The Value of Meditation is in Just Doing It

The best attitude for doing the meditation is to forget about results. Forget about what will happen when you do the meditation -- just do it. When you meditate, you might not feel your Presence, but that is fine. Just the doing of the meditation is what is needed. Sometimes you will feel present, sometimes you won't. Sometimes you will feel wonderful, sometimes you'll feel miserable. These factors do not determine the value of meditation. What determines the value of meditation is that you do the meditation. If you really do it, in time you'll become present mainly because you will not go along with the judgments and preferences of the ego. You tell yourself that for 20 minutes a day, whatever your ego says, you're going to do it. This attitude by itself brings the true will, which brings true Presence and detachment from the ego. Meditation is oriented towards Presence.

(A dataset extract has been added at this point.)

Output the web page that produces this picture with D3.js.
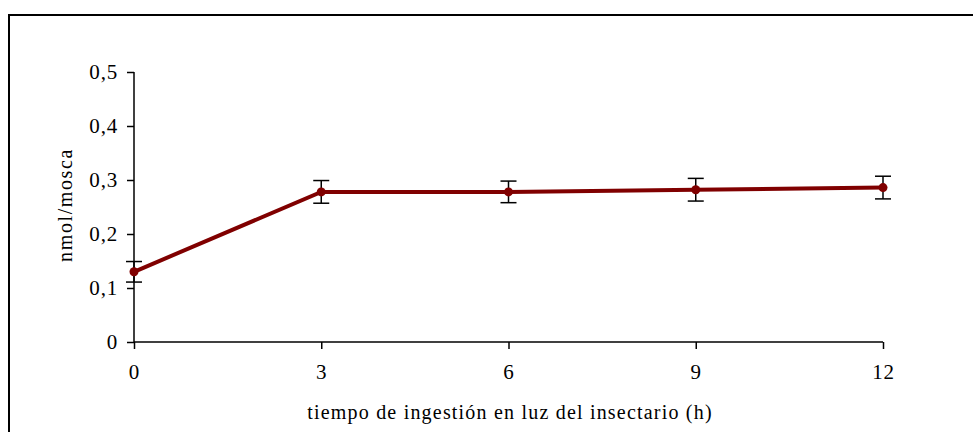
<!DOCTYPE html>
<html>
<head>
<meta charset="utf-8">
<script src="https://cdn.jsdelivr.net/npm/d3@7"></script>
<style>
  body { margin: 0; background: #fff; }
  text { font-family: "Liberation Serif", "Times New Roman", serif; fill: #000; }
</style>
</head>
<body>
<div class="chart"></div>
<script>
var hours = [0, 3, 6, 9, 12];
var means = [0.130, 0.278, 0.278, 0.282, 0.286];
var errors = [0.019, 0.021, 0.020, 0.021, 0.021];
var yTicks = [0, 0.1, 0.2, 0.3, 0.4, 0.5];

var margin = { top: 72, left: 134 };
var width = 883 - 134;
var height = 342 - 72;

var svg = d3.select('.chart')
    .append('svg')
    .attr('width', 973)
    .attr('height', 432);

// outer frame (runs off the canvas on the right and bottom)
svg.append('rect')
    .attr('x', 9).attr('y', 15)
    .attr('width', 1000).attr('height', 500)
    .attr('fill', 'none')
    .attr('stroke', '#000')
    .attr('stroke-width', 2);

var x = d3.scaleLinear().domain([0, 12]).range([0, width]);
var y = d3.scaleLinear().domain([0, 0.5]).range([height, 0]);
var fmt = d => d3.format('.1f')(d).replace('.', ',').replace(/^0,0$/, '0');

var g = svg.append('g')
    .attr('transform', `translate(${margin.left},${margin.top})`);

var yAxis = g.append('g')
    .call(d3.axisLeft(y).tickValues(yTicks).tickSize(7).tickPadding(9).tickFormat(fmt));
var xAxis = g.append('g')
    .attr('transform', `translate(0, ${height})`)
    .call(d3.axisBottom(x).tickValues(hours).tickSize(7).tickPadding(15).tickFormat(d3.format('d')));

[xAxis, yAxis].forEach(a => {
    a.attr('font-family', null).attr('font-size', null);
    a.select('.domain').attr('stroke', '#000').attr('stroke-width', 1.5);
    a.selectAll('.tick line').attr('stroke', '#000').attr('stroke-width', 1.5);
    a.selectAll('text')
        .style('font-size', '21px')
        .style('letter-spacing', '0.8px')
        .style('font-family', '"Liberation Serif", serif');
});
// axis domain without outer ticks
yAxis.select('.domain').attr('d', `M0,0V${height}`);
xAxis.select('.domain').attr('d', `M0,0H${width}`);

var pts = hours.map((h, i) => ({ h: h, m: means[i], e: errors[i] }));

g.append('path')
    .datum(pts)
    .attr('fill', 'none')
    .attr('stroke', '#800000')
    .attr('stroke-width', 4)
    .attr('d', d3.line().x(d => x(d.h)).y(d => y(d.m)));

var eb = g.selectAll('.eb').data(pts).enter().append('g').attr('class', 'eb');
eb.append('line')
    .attr('x1', d => x(d.h)).attr('x2', d => x(d.h))
    .attr('y1', d => y(d.m + d.e)).attr('y2', d => y(d.m - d.e));
eb.append('line')
    .attr('x1', d => x(d.h) - 8).attr('x2', d => x(d.h) + 8)
    .attr('y1', d => y(d.m + d.e)).attr('y2', d => y(d.m + d.e));
eb.append('line')
    .attr('x1', d => x(d.h) - 8).attr('x2', d => x(d.h) + 8)
    .attr('y1', d => y(d.m - d.e)).attr('y2', d => y(d.m - d.e));
eb.selectAll('line').attr('stroke', '#000').attr('stroke-width', 1.5);

g.selectAll('.pt').data(pts).enter().append('circle')
    .attr('cx', d => x(d.h)).attr('cy', d => y(d.m))
    .attr('r', 4.5)
    .attr('fill', '#800000');

svg.append('text')
    .attr('transform', 'translate(72,205) rotate(-90)')
    .attr('text-anchor', 'middle')
    .style('font-size', '20px')
    .style('letter-spacing', '1.6px')
    .text('nmol/mosca');

svg.append('text')
    .attr('x', 510).attr('y', 419)
    .attr('text-anchor', 'middle')
    .style('font-size', '20px')
    .style('letter-spacing', '1.2px')
    .text('tiempo de ingestión en luz del insectario (h)');
</script>
</body>
</html>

True Meditation According to the Diamond Approach

Practices that aim to put you in a particular state have a whole mind-set attached to them, which is the mind-set of that particular state. The problem is that this can become your mind-set, providing you with a mental framework, which means a particular orientation toward your experience. And we want to be free from any mental framework. So true meditation, true practice, according to the Diamond Approach, consists of following your thread, which means being where you are and continuing to be where you are without trying to make your experience go in any particular way. This requires practice because most of the time, you do not know where you are, you do not understand where you are, or you are fighting and rejecting where you are. This is the normal state of the ego-self, for the ego is always trying to get someplace, to make itself be a certain way. The ego-self is constantly judging and rejecting its arising state and trying to fit itself into a certain ideal. It is not just being where it is and allowing itself to unfold freely. As a result, it does not understand where it is, for it is invested in being somewhere in particular, being a certain way, or in satisfying a particular ideal. And even if this ideal is taken from spiritual teachings, the same mechanism of ego activity is in operation. Trapped in the ego-self, you do not trust that Being itself will take you where you need to go.